If there was a movie about that rather dark period of my life, the soundtrack would have to be filled with the music from the band Soul Asylum.
It’s the early 1990’s. I’m moving forward in life, fully transitioned into adulthood, taking a few small steps up a corporate ladder I felt compelled to try and climb. The facade of smiles and joviality, lubricated and enhanced with a steady supply of alcohol, diligently disguised the heaviness of doubt and uncertainty swirling within.
Cue Soul Asylum.
There was a relatable rawness in the lyrics of Soul Asylum’s music. Dave Pirner’s songs of emptiness, loss, longing, vulnerability, and frustration so perfectly captured exactly where I was at that time in my life. Eloquently composed, yet painfully accurate.
But it was his popsicles which always saved me.
Like the sun peeking through an ever gloomy and ominously cloudy sky, one lyrical reference always offered a faint source of light in the musical darkness. Each time I hear these words they always bring me back to a more innocent time in my life.
“Standing in the sun with a popsicle, everything is possible…”

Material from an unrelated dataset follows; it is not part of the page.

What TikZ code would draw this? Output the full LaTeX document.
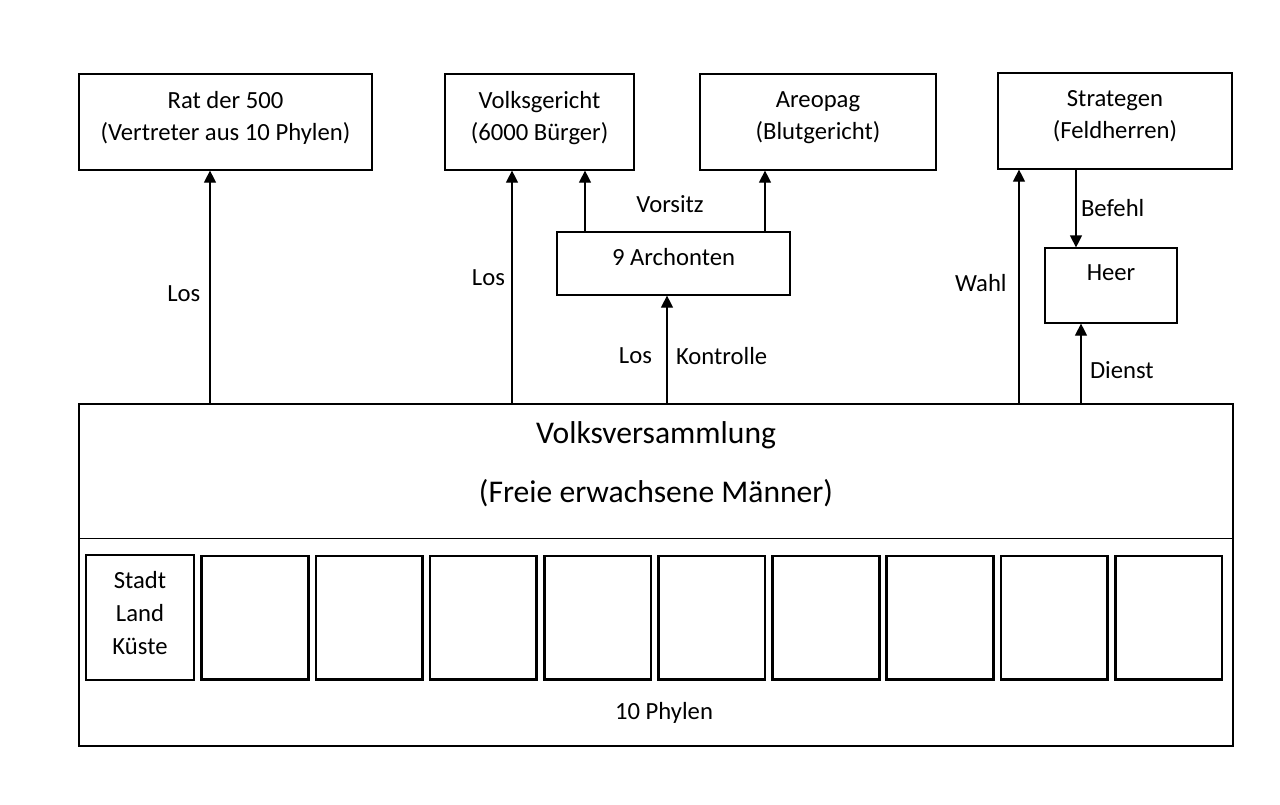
\documentclass[tikz,border=0pt]{standalone}
\usepackage{fontspec}
\setmainfont{Carlito}
\usetikzlibrary{arrows.meta, positioning, calc}

\tikzset{
  organ/.style={draw, line width=0.9pt, minimum height=72pt, inner sep=0pt},
  phyle/.style={draw, line width=2pt, minimum width=80pt, minimum height=92.5pt, inner sep=0pt},
  big/.style={font=\fontsize{23.7}{28}\selectfont}
}

\begin{document}
\begin{tikzpicture}[x=0.75pt, y=-0.75pt, >={Triangle[width=9pt,length=9pt]}, every node/.style={font=\fontsize{18.5}{24}\selectfont}]
\useasboundingbox (0,0) rectangle (1280,804);

% Organe oben
\node[organ, minimum width=219.75pt, label={[align=center,yshift=3pt]center:Rat der 500\\(Vertreter aus 10 Phylen)}] (rat) at (225.5,122) {};
\node[organ, minimum width=141.75pt, label={[align=center,yshift=3pt]center:Volksgericht\\(6000 Bürger)}] (vg) at (539.5,122) {};
\node[organ, minimum width=177pt, label={[align=center,yshift=3pt]center:Areopag\\(Blutgericht)}] (areo) at (818,122) {};
\node[organ, minimum width=175.5pt, label={[align=center,yshift=3.75pt]center:Strategen\\(Feldherren)}] (strat) at (1115,121) {};

% Archonten und Heer
\node[organ, minimum width=174.75pt, minimum height=47.25pt, label={[yshift=4.9pt]center:9 Archonten}] (arch) at (673.5,263.5) {};
\node[organ, minimum width=99pt, minimum height=56.25pt, label={[yshift=9.4pt]center:Heer}] (heer) at (1111,285.5) {};

% Volksversammlung
\node[draw, line width=0.9pt, minimum width=865.5pt, minimum height=256.5pt, inner sep=0pt] (vv) at (656,575) {};
\draw[line width=0.9pt] ([yshift=-101.25pt]vv.north west) -- ([yshift=-101.25pt]vv.north east);
\node[big] (vvname) at (656,435) {Volksversammlung};
\node[big] (vvsub) at (656,493) {(Freie erwachsene Männer)};

% Phylen
\node[draw, line width=0.9pt, minimum width=81pt, minimum height=93.75pt, inner sep=0pt, align=center, font=\fontsize{18.5}{24.75}\selectfont] (stadt) at (140,617.5) {\raisebox{0pt}{}Stadt\\Land\\Küste\vspace{6pt}};
\foreach \i in {1,...,9}
  \node[phyle] (p\i) at ({255+114.19*(\i-1)},617.5) {};
\node (phylen) at (664,713) {10 Phylen};

% Verbindungen
\draw[->, line width=0.9pt] ([xshift=-11.625pt]rat.south |- vv.north) -- node[pos=0.47, left, xshift=-3.5pt] {Los} ([xshift=-11.625pt]rat.south);
\draw[->, line width=0.9pt] ([xshift=-20.625pt]vg.south |- vv.north) -- node[pos=0.54, left, xshift=-1.5pt] {Los} ([xshift=-20.625pt]vg.south);
\draw[->, line width=0.9pt] ([xshift=34.125pt]vg.south |- arch.north) -- ([xshift=34.125pt]vg.south);
\draw[->, line width=0.9pt] ([xshift=-39.75pt]areo.south |- arch.north) -- ([xshift=-39.75pt]areo.south);
\node (vorsitz) at (670,204) {Vorsitz};
\draw[->, line width=0.9pt] ([xshift=-4.875pt]arch.south |- vv.north) -- node[pos=0.44, left, xshift=-7.5pt] {Los} node[pos=0.44, right, xshift=3pt] {Kontrolle} ([xshift=-4.875pt]arch.south);
\draw[->, line width=0.9pt] ([xshift=-72pt]strat.south |- vv.north) -- node[pos=0.515, left, xshift=-5.5pt] {Wahl} ([xshift=-72pt]strat.south);
\draw[->, line width=0.9pt] ([xshift=-29.25pt]strat.south) -- node[right] {Befehl} ([xshift=-29.25pt]strat.south |- heer.north);
\draw[->, line width=0.9pt] ([xshift=-22.5pt]heer.south |- vv.north) -- node[pos=0.42, right, xshift=3pt] {Dienst} ([xshift=-22.5pt]heer.south);

\end{tikzpicture}
\end{document}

I remembered back when life was a clean slate and everything felt possible. As a kid with the sun washing your youthful face and with a popsicle in your hand, life is a wide open highway ready to take you anywhere you want to go. Until life gradually shows up and experience and expectations turn that wide open highway into an unmarked and unpaved backroad endlessly circling back upon itself.
Life does have a way of ripping the popsicle out of your hand and wiping the smile off your now not-so-youthful face, doesn’t it?
Life does get busy. Life does get hard. Practicality often replacing possibility in the process.
Yet possibility always exists. In the light, in the darkness. In the flow, in the struggle. In the peace, and in the pain.
Especially in the darkness, struggle, and the pain.
Our ability to embrace what’s possible for us in any situation begins with our decision to allow ourselves to do so. To allow ourselves to move beyond what we see in front of us and not let the weight of what is prevent us from reclaiming the possibility of what could be.
The image I hold in my mind of me as a little wide-eyed kid standing in the sun holding a popsicle brings a smile to my face. So does the image of this much older wide-eyed version of me doing the exact same thing.
Embrace your possibilities.
You never outgrow who you were created to become.
When was the last time you had a popsicle?